Watching Ángel Di María in action can be like watching a cartoon – the main man fast and zippy, the rest slow and clumsy. Cristiano Ronaldo and Lionel Messi move with the ball as though in a video game, but Di María is so nippy he could be any one of Speedy Gonzales, Tasmanian Devil or Road Runner.
His rare dribbling skills and almost super-human pace have made him a master at opening up games. Wide on the left or right, in a deeper midfield role, or even up front, the Argentinian international looks at ease. And fast. He always has. "He would not stand still for a second," remembers his mother, Diana. "Amazing. All the time moving, jumping. He'd never stop. When he was four, a doctor recommended I take him to play football so he could get rid of some energy."
She would jump on her bike and take him to El Torito, a club in Rosario, half an hour from home. "Of course, I never thought he would end up playing for Argentina and Real Madrid. Every time I see him on TV scoring or performing well, I cry," she says. A natural goalscorer, Di María hit 64 in one season before moving to CA Rosario Central for a transfer fee of 40 footballs. In 2005, when he was 17, he made his debut.
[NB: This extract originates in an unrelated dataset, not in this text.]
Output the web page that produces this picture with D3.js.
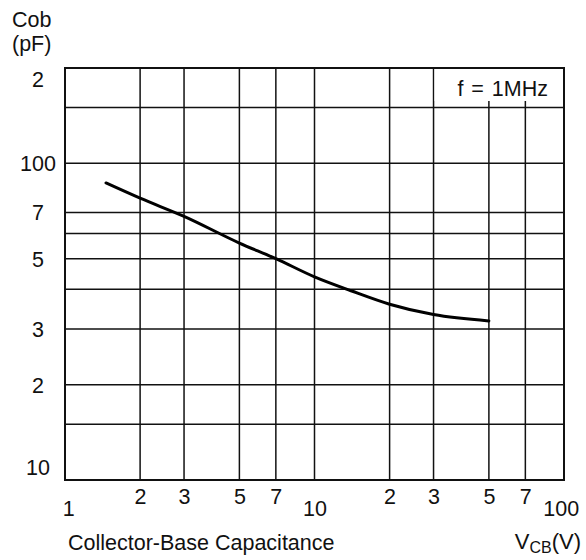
<!DOCTYPE html>
<html>
<head>
<meta charset="utf-8">
<script src="https://cdn.jsdelivr.net/npm/d3@7"></script>
<style>
  body { margin: 0; background: #fff; }
  text { font-family: "Liberation Sans", Arial, Helvetica, sans-serif; fill: #111; }
</style>
</head>
<body>
<svg id="chart"></svg>
<script>
// DATA
const vcb = [1.46, 2, 3, 5, 7, 10, 14, 20, 30, 50];
const cob = [86.7, 77.6, 68.0, 56.0, 50.0, 43.8, 39.6, 35.9, 33.3, 31.8];

const xGrid = [2, 3, 5, 7, 10, 20, 30, 50, 70];
const yGrid = [15, 20, 30, 40, 50, 60, 70, 100, 150];

const xTickValues = [1, 2, 3, 5, 7, 10, 20, 30, 50, 70, 100];
const xTickLabels = ["1", "2", "3", "5", "7", "10", "2", "3", "5", "7", "100"];
const yTickValues = [10, 20, 30, 50, 70, 100, 200];
const yTickLabels = ["10", "2", "3", "5", "7", "100", "2"];

const legendText = "f = 1MHz";

// --------------- SETUP ---------------
const width = 586;
const height = 560;
const plot = { left: 65, right: 564, top: 68, bottom: 480 };
const fontSize = 21.5;

const svg = d3.select("#chart")
    .attr("width", width)
    .attr("height", height);

const x = d3.scaleLog().domain([1, 100]).range([plot.left, plot.right]);
const y = d3.scaleLog().domain([10, 200]).range([plot.bottom, plot.top]);

// grid lines
svg.append("g")
    .selectAll("line")
    .data(xGrid)
    .join("line")
    .attr("x1", d => x(d)).attr("x2", d => x(d))
    .attr("y1", plot.top).attr("y2", plot.bottom)
    .attr("stroke", "#111")
    .attr("stroke-width", 1.5);

svg.append("g")
    .selectAll("line")
    .data(yGrid)
    .join("line")
    .attr("x1", plot.left).attr("x2", plot.right)
    .attr("y1", d => y(d)).attr("y2", d => y(d))
    .attr("stroke", "#111")
    .attr("stroke-width", 1.5);

// legend box (white patch over the grid, top right)
svg.append("rect")
    .attr("x", x(30) + 1)
    .attr("y", plot.top + 1)
    .attr("width", plot.right - x(30) - 2)
    .attr("height", 32)
    .attr("fill", "#fff");

svg.append("text")
    .attr("x", plot.right - 16)
    .attr("y", 96)
    .attr("text-anchor", "end")
    .attr("font-size", fontSize)
    .attr("word-spacing", 2)
    .text(legendText);

// frame
svg.append("rect")
    .attr("x", plot.left)
    .attr("y", plot.top)
    .attr("width", plot.right - plot.left)
    .attr("height", plot.bottom - plot.top)
    .attr("fill", "none")
    .attr("stroke", "#111")
    .attr("stroke-width", 2);

// axes (labels only)
const xAxis = svg.append("g")
    .attr("transform", `translate(0, ${plot.bottom})`)
    .call(d3.axisBottom(x)
        .tickValues(xTickValues)
        .tickFormat((d, i) => xTickLabels[i])
        .tickSize(0)
        .tickPadding(5));
xAxis.select(".domain").remove();
xAxis.selectAll("text")
    .attr("font-size", fontSize)
    .attr("font-family", null)
    .attr("dy", (d) => [1, 10, 100].includes(d) ? "1.45em" : "0.9em")
    .attr("dx", (d) => d === 1 ? "0.15em" : (d === 100 ? "-0.15em" : 0));

// y labels are centred in the left margin
const yAxis = svg.append("g")
    .attr("transform", `translate(${plot.left}, 0)`)
    .call(d3.axisLeft(y)
        .tickValues(yTickValues)
        .tickFormat((d, i) => yTickLabels[i])
        .tickSize(0)
        .tickPadding(10));
yAxis.select(".domain").remove();
yAxis.selectAll("text")
    .attr("font-size", fontSize)
    .attr("font-family", null)
    .attr("text-anchor", "middle")
    .attr("x", 38 - plot.left)
    .attr("dy", d => d === 200 ? "0.85em" : (d === 10 ? "-0.25em" : "0.35em"));

// curve
const line = d3.line()
    .x((d, i) => x(vcb[i]))
    .y(d => y(d))
    .curve(d3.curveMonotoneX);

svg.append("path")
    .datum(cob)
    .attr("fill", "none")
    .attr("stroke", "#000")
    .attr("stroke-width", 3)
    .attr("stroke-linecap", "round")
    .attr("d", line);

// axis titles
svg.append("text").attr("x", 12).attr("y", 27).attr("font-size", fontSize).text("Cob");
svg.append("text").attr("x", 12).attr("y", 51).attr("font-size", fontSize).text("(pF)");

svg.append("text")
    .attr("x", 68)
    .attr("y", 550)
    .attr("font-size", fontSize)
    .text("Collector-Base Capacitance");

const vt = svg.append("text")
    .attr("x", 581)
    .attr("y", 549)
    .attr("text-anchor", "end")
    .attr("font-size", 22);
vt.append("tspan").text("V");
vt.append("tspan").attr("font-size", 16).attr("dy", 4).text("CB");
vt.append("tspan").attr("dy", -4).text("(V)");
</script>
</body>
</html>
Within two years he had been courted by Russian club FC Rubin Kazan before joining SL Benfica where he was presented to supporters as an ideal replacement for the departing Simão. He was getting used to that kind of billing: Diego Maradona had already described him as "Argentina's next superstar". Twelve months later, Di María lobbed the Nigeria goalkeeper to earn Argentina gold at the Beijing Olympics.
"During the Olympics, Fernando Gago was talking to me a lot," Di María tells Champions. "He had already been at Real Madrid for a year and all the time was saying, 'Come with me, come to Madrid.'
I never imagined going to a club of the calibre of Real. Being only 19 and playing for a top club in Europe, Benfica, was already a dream come true. Any Argentinian would tell you that. So imagine how I feel now I play for Real. This club is simply amazing. Everything about it defies imagination – the order, the people involved, the stadium, supporters. I try to do my best because I know this the best thing that has happened in my career."
Shy and low-key, Di María, 22, has not necessarily found it easy settling at the Santiago Bernabéu. "I feel the difference and even if things are going well, I'm still trying to adapt. But, with the training sessions and the matches, and especially lots of work, I'm getting more confident every day."
His signing was a tabloid dream – he was immediately dubbed the 'new Ángel of Madrid' after the exit of Raúl González. "Raúl is a legend here, always will be. I just try to solve some things when the team need me," says Di María, who is known to his colleagues by the nickname Fideo (Noodle). "Fernando Gago started it and some others followed. I love to eat, and I like eating a lot, and I don't get fat." What does Mourinho call him? "He uses my surname, as he does with the rest of my team-mates." Not, then, Cascote (Rock), the name his father used on account of his stubbornness. "That's something my dad used to say when I refused to understand or do something: 'Hard as a rock.' "
Madrid's website describes the No22 as a "versatile midfielder" but he sees himself "as a forward" or "attacking type of player". In Mourinho's team he is asked to play on the right, even if he has always previously operated on the left. "I feel comfortable playing there. Cristiano also feels comfortable on the left, but it's not a fixed position, we can rotate. On the left I can reach the byline and cross, but on the right it's easier to cut inside and take a shot – you have the best angle." And he is full of praise for his coach's training, believing Mourinho will do wonders for his development. "We never repeat the same exercise twice. He always has something new for us."
Di María made seven UEFA Champions League appearances for Benfica in 2007/08 but it was with Madrid that he scored his first goal in the competition, at AJ Auxerre on Matchday 2. "It's true, in Portugal I couldn't score once, but here I came off the bench against Auxerre and within a few minutes had scored to help us get the three points. Imagine my joy." And the focused Di María reveals his softer side every time he scores a goal by making a heart sign with his hands. "I started doing the little heart a year and a half ago. It was a surprise dedication to my girlfriend. I scored twice in that game and have done the celebration ever since."